Win8.1 Update also changes your default Desktop programs. Before, if you had the temerity to click an MP3 file, Windows flipped over to the Metro side and brought up that wicked spawn of an advertising gimmick called Metro Xbox Music. After the Update, MP3s play in the Desktop version of Windows Media Player. That change applies to some other Jekyll-and-Hyde, Metro/Desktop apps as well.
On the Metro side, there’s a new Disk Space Tracker in PC Settings/PC and devices. It shows you how much disk space is devoted to Pictures, Videos, Music, Documents, and Downloads. You might find that tool mildly interesting if you suddenly need to delete files from that brand-new — but relatively puny — solid-state drive.

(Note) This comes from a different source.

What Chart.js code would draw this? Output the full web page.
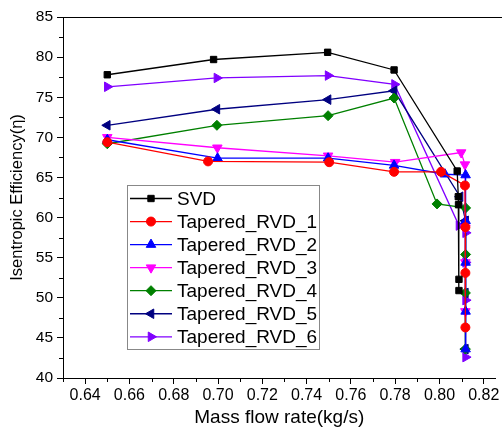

From there, the new “benefits” get even more minuscule.
Bottom line: Windows 8.1 Update will be offered via Windows Update on April 8, the next Patch Tuesday (and, ironically, the day official support for Windows XP ends). If you have a mouse and you use Windows 8, yeah, sure, install Windows 8.1 Update — when you’re ready. (See more about that in the Patch Watch special update in this issue.) If you’re living Microsoft’s vision of a tap-and-swipe computing experience, Windows 8.1 Update doesn’t have much for you — but it wouldn’t hurt.
On the other hand, as noted at the top, there’s nothing in Update that will make XP, Vista, or Windows 7 users suddenly have good feelings about Windows 8.
Given the backpedaling on the Metro/Modern UI, it’ll be very interesting to see what Microsoft does with Windows 9.